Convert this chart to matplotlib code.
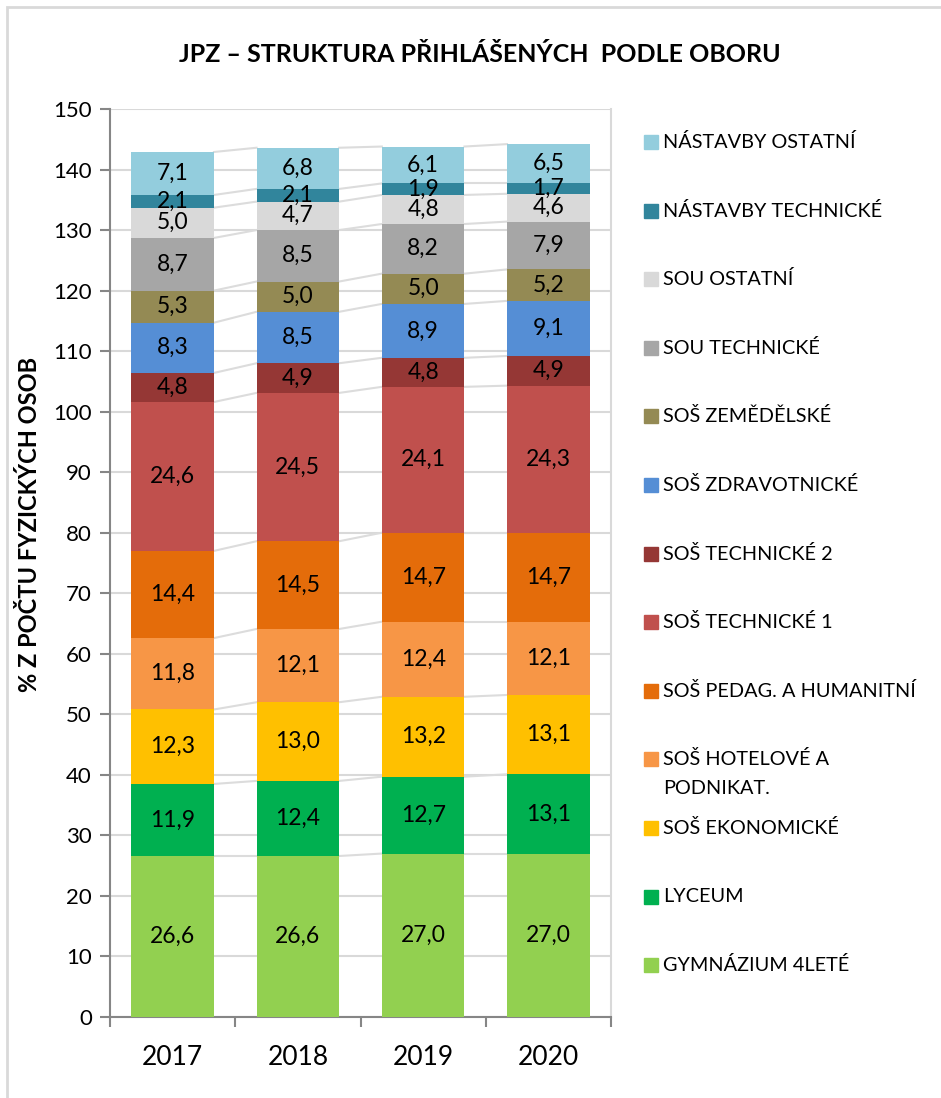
import numpy as np
import matplotlib.pyplot as plt
from matplotlib.patches import Rectangle

plt.rcParams['font.family'] = ['Lato', 'DejaVu Sans']

years = ['2017', '2018', '2019', '2020']

# bottom to top
obory = ['GYMNÁZIUM 4LETÉ', 'LYCEUM', 'SOŠ EKONOMICKÉ', 'SOŠ HOTELOVÉ A\nPODNIKAT.',
         'SOŠ PEDAG. A HUMANITNÍ', 'SOŠ TECHNICKÉ 1', 'SOŠ TECHNICKÉ 2', 'SOŠ ZDRAVOTNICKÉ',
         'SOŠ ZEMĚDĚLSKÉ', 'SOU TECHNICKÉ', 'SOU OSTATNÍ', 'NÁSTAVBY TECHNICKÉ', 'NÁSTAVBY OSTATNÍ']

gymnazium = [26.6, 26.6, 27.0, 27.0]
lyceum = [11.9, 12.4, 12.7, 13.1]
ekonomicke = [12.3, 13.0, 13.2, 13.1]
hotelove = [11.8, 12.1, 12.4, 12.1]
pedag = [14.4, 14.5, 14.7, 14.7]
tech1 = [24.6, 24.5, 24.1, 24.3]
tech2 = [4.8, 4.9, 4.8, 4.9]
zdrav = [8.3, 8.5, 8.9, 9.1]
zemed = [5.3, 5.0, 5.0, 5.2]
sou_tech = [8.7, 8.5, 8.2, 7.9]
sou_ost = [5.0, 4.7, 4.8, 4.6]
nast_tech = [2.1, 2.1, 1.9, 1.7]
nast_ost = [7.1, 6.8, 6.1, 6.5]

series = [gymnazium, lyceum, ekonomicke, hotelove, pedag, tech1, tech2, zdrav,
          zemed, sou_tech, sou_ost, nast_tech, nast_ost]

colors = ['#92D050', '#00B050', '#FFC000', '#F79646', '#E46C0A', '#C0504D', '#953735',
          '#558ED5', '#948A54', '#A6A6A6', '#D9D9D9', '#31859C', '#93CDDD']

W, H = 941, 1098
fig = plt.figure(figsize=(W/100, H/100), dpi=100)
ax = fig.add_axes([110/W, 1-1017/H, 501/W, 908/H])

x = np.arange(len(years))
bw = 0.66
bottom = np.zeros(len(years))
for vals, col in zip(series, colors):
    vals = np.array(vals)
    ax.bar(x, vals, bw, bottom=bottom, color=col, zorder=3)
    for xi, b, v in zip(x, bottom, vals):
        ax.text(xi, b + v/2, f'{v:.1f}'.replace('.', ','), ha='center', va='center',
                fontsize=16.5, color='black', zorder=4)
    top = bottom + vals
    # series lines
    for i in range(len(years) - 1):
        ax.plot([x[i] + bw/2, x[i+1] - bw/2], [top[i], top[i+1]], color='#DCDCDC',
                lw=1.5, zorder=2)
    bottom = top

ax.set_xlim(-0.5, 3.5)
ax.set_ylim(0, 150)
ax.set_yticks(np.arange(0, 151, 10))
ax.set_xticks(x)
ax.set_xticklabels(years, fontsize=19)
ax.tick_params(axis='x', length=0, pad=20)
ax.set_xticks(np.arange(-0.5, 3.6, 1), minor=True)
ax.tick_params(axis='x', which='minor', length=7, width=1.5, color='#868686')
ax.tick_params(axis='y', labelsize=16, length=7, width=1.5, color='#868686', pad=6)
ax.grid(axis='y', color='#D9D9D9', lw=1.5, zorder=0)
for s in ['left', 'bottom']:
    ax.spines[s].set_color('#868686')
    ax.spines[s].set_linewidth(1.5)
for s in ['top', 'right']:
    ax.spines[s].set_color('#D9D9D9')
    ax.spines[s].set_linewidth(1.5)
ax.spines['top'].set_visible(False)

fig.text(30/W, 1-524/H, '% Z POČTU FYZICKÝCH OSOB', rotation=90, ha='center', va='center',
         fontsize=17, fontweight='bold')
fig.text(480/W, 1-55/H, 'JPZ – STRUKTURA PŘIHLÁŠENÝCH  PODLE OBORU', ha='center', va='center',
         fontsize=18, fontweight='bold')

# legend (top item = last series)
for j, (name, col) in enumerate(zip(obory[::-1], colors[::-1])):
    yc = 142 + 68.6*j
    fig.patches.append(Rectangle((644/W, 1-(yc+7)/H), 14/W, 14/H, color=col,
                                 transform=fig.transFigure, figure=fig))
    lines = name.split('\n')
    for k, ln in enumerate(lines):
        fig.text(663/W, 1-(yc + 29*k)/H, ln, ha='left', va='center', fontsize=14.3)

# chart border
fig.patches.append(Rectangle((7/W, -0.1), 1.2, 1-7/H+0.1, fill=False, edgecolor='#D9D9D9',
                             lw=2, transform=fig.transFigure, figure=fig))

fig.savefig('out.png', dpi=100)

-=-=-

* [Written problem]:
Transcribe the material as is, with images omitted.

* [Solution to the exercise]:
Convert this chart to matplotlib code.
import numpy as np
import matplotlib.pyplot as plt
from matplotlib.patches import Rectangle

plt.rcParams['font.family'] = ['Lato', 'DejaVu Sans']

years = ['2017', '2018', '2019', '2020']

# bottom to top
obory = ['GYMNÁZIUM 4LETÉ', 'LYCEUM', 'SOŠ EKONOMICKÉ', 'SOŠ HOTELOVÉ A\nPODNIKAT.',
         'SOŠ PEDAG. A HUMANITNÍ', 'SOŠ TECHNICKÉ 1', 'SOŠ TECHNICKÉ 2', 'SOŠ ZDRAVOTNICKÉ',
         'SOŠ ZEMĚDĚLSKÉ', 'SOU TECHNICKÉ', 'SOU OSTATNÍ', 'NÁSTAVBY TECHNICKÉ', 'NÁSTAVBY OSTATNÍ']

gymnazium = [26.6, 26.6, 27.0, 27.0]
lyceum = [11.9, 12.4, 12.7, 13.1]
ekonomicke = [12.3, 13.0, 13.2, 13.1]
hotelove = [11.8, 12.1, 12.4, 12.1]
pedag = [14.4, 14.5, 14.7, 14.7]
tech1 = [24.6, 24.5, 24.1, 24.3]
tech2 = [4.8, 4.9, 4.8, 4.9]
zdrav = [8.3, 8.5, 8.9, 9.1]
zemed = [5.3, 5.0, 5.0, 5.2]
sou_tech = [8.7, 8.5, 8.2, 7.9]
sou_ost = [5.0, 4.7, 4.8, 4.6]
nast_tech = [2.1, 2.1, 1.9, 1.7]
nast_ost = [7.1, 6.8, 6.1, 6.5]

series = [gymnazium, lyceum, ekonomicke, hotelove, pedag, tech1, tech2, zdrav,
          zemed, sou_tech, sou_ost, nast_tech, nast_ost]

colors = ['#92D050', '#00B050', '#FFC000', '#F79646', '#E46C0A', '#C0504D', '#953735',
          '#558ED5', '#948A54', '#A6A6A6', '#D9D9D9', '#31859C', '#93CDDD']

W, H = 941, 1098
fig = plt.figure(figsize=(W/100, H/100), dpi=100)
ax = fig.add_axes([110/W, 1-1017/H, 501/W, 908/H])

x = np.arange(len(years))
bw = 0.66
bottom = np.zeros(len(years))
for vals, col in zip(series, colors):
    vals = np.array(vals)
    ax.bar(x, vals, bw, bottom=bottom, color=col, zorder=3)
    for xi, b, v in zip(x, bottom, vals):
        ax.text(xi, b + v/2, f'{v:.1f}'.replace('.', ','), ha='center', va='center',
                fontsize=16.5, color='black', zorder=4)
    top = bottom + vals
    # series lines
    for i in range(len(years) - 1):
        ax.plot([x[i] + bw/2, x[i+1] - bw/2], [top[i], top[i+1]], color='#DCDCDC',
                lw=1.5, zorder=2)
    bottom = top

ax.set_xlim(-0.5, 3.5)
ax.set_ylim(0, 150)
ax.set_yticks(np.arange(0, 151, 10))
ax.set_xticks(x)
ax.set_xticklabels(years, fontsize=19)
ax.tick_params(axis='x', length=0, pad=20)
ax.set_xticks(np.arange(-0.5, 3.6, 1), minor=True)
ax.tick_params(axis='x', which='minor', length=7, width=1.5, color='#868686')
ax.tick_params(axis='y', labelsize=16, length=7, width=1.5, color='#868686', pad=6)
ax.grid(axis='y', color='#D9D9D9', lw=1.5, zorder=0)
for s in ['left', 'bottom']:
    ax.spines[s].set_color('#868686')
    ax.spines[s].set_linewidth(1.5)
for s in ['top', 'right']:
    ax.spines[s].set_color('#D9D9D9')
    ax.spines[s].set_linewidth(1.5)
ax.spines['top'].set_visible(False)

fig.text(30/W, 1-524/H, '% Z POČTU FYZICKÝCH OSOB', rotation=90, ha='center', va='center',
         fontsize=17, fontweight='bold')
fig.text(480/W, 1-55/H, 'JPZ – STRUKTURA PŘIHLÁŠENÝCH  PODLE OBORU', ha='center', va='center',
         fontsize=18, fontweight='bold')

# legend (top item = last series)
for j, (name, col) in enumerate(zip(obory[::-1], colors[::-1])):
    yc = 142 + 68.6*j
    fig.patches.append(Rectangle((644/W, 1-(yc+7)/H), 14/W, 14/H, color=col,
                                 transform=fig.transFigure, figure=fig))
    lines = name.split('\n')
    for k, ln in enumerate(lines):
        fig.text(663/W, 1-(yc + 29*k)/H, ln, ha='left', va='center', fontsize=14.3)

# chart border
fig.patches.append(Rectangle((7/W, -0.1), 1.2, 1-7/H+0.1, fill=False, edgecolor='#D9D9D9',
                             lw=2, transform=fig.transFigure, figure=fig))

fig.savefig('out.png', dpi=100)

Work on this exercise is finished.